The scope charter is not overhead. It is the operating agreement that keeps the abstract valuable over time.
The abstract-to-audit trigger framework connects these concepts to a structured workflow for abstraction firms adding expense-recovery services.
Frequently Asked Questions
What causes abstract scope drift in lease abstraction firms?
Scope drift happens when custom field additions accumulate without a governance process. A client requests a new field mid-project. The abstraction team adds it to the working template without formally documenting the definition, the required versus optional status, or the source clause mapping. Three months later, a different analyst is abstracting the same client portfolio and interprets the field differently. Six months later, the field has four different value formats across 200 records.
How should custom fields be documented in a lease abstraction template governance model?
Each custom field needs at minimum four documented attributes: the field name, a plain-English definition of what the field captures, the source clause or document section where the value is found, and a list of acceptable value formats. Optional but highly useful additions are example values from real abstracts, a flag for whether the field is required or optional, and a note on how to handle cases where the source clause is absent or ambiguous.
Who should own abstract scope changes in a managed-service model?
In a managed-service model, scope changes should require sign-off from both the client-side contact and the operations lead at the abstraction firm. Unilateral changes from either party create problems. A client who adds a field without the operations lead knowing cannot expect consistent extraction. An operations lead who modifies field definitions without client approval changes the data the client relies on. A scope charter with a documented change-control process prevents both.
How often should a client abstract scope be formally reviewed?
Annual scope reviews are a minimum for active accounts. The review should check whether all required fields are being populated consistently, whether any custom fields have accumulated inconsistent value formats, and whether new lease types or property types in the portfolio require additional fields. For accounts that add a significant number of leases in a year, a mid-year check-in is worth scheduling.

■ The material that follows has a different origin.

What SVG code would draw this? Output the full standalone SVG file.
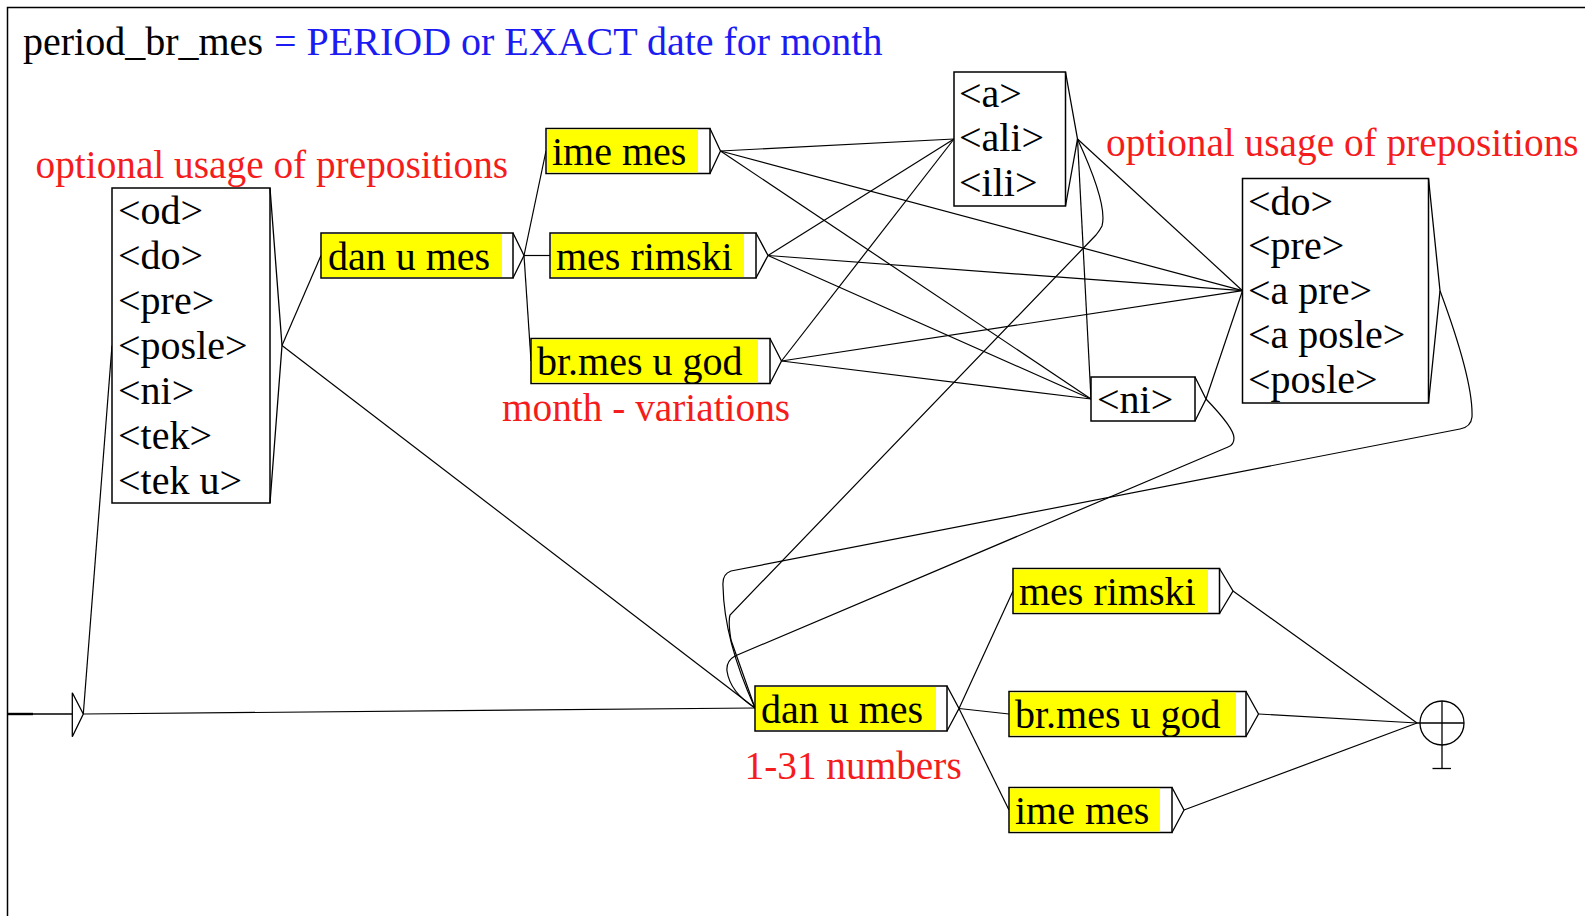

What is a scope charter and why does it matter for abstraction governance?
A scope charter is a documented agreement between the abstraction firm and the client that defines the full field set, required versus optional fields, value formats, escalation rules for non-standard clauses, and the process for adding or changing fields. It functions as the source of truth for what the abstract is supposed to capture. Without it, the template is whatever the most recent analyst decided it should be.
How does scope governance affect downstream CAM audit readiness?
Governance failures show up in CAM audit readiness directly. If the expense exclusions field has inconsistent formatting across records, or the pro rata share denominator field is populated in some records but blank in others, the portfolio cannot be systematically screened for CAM risk. A field that exists in the template but is interpreted differently by different analysts is functionally absent for any downstream analysis that depends on it.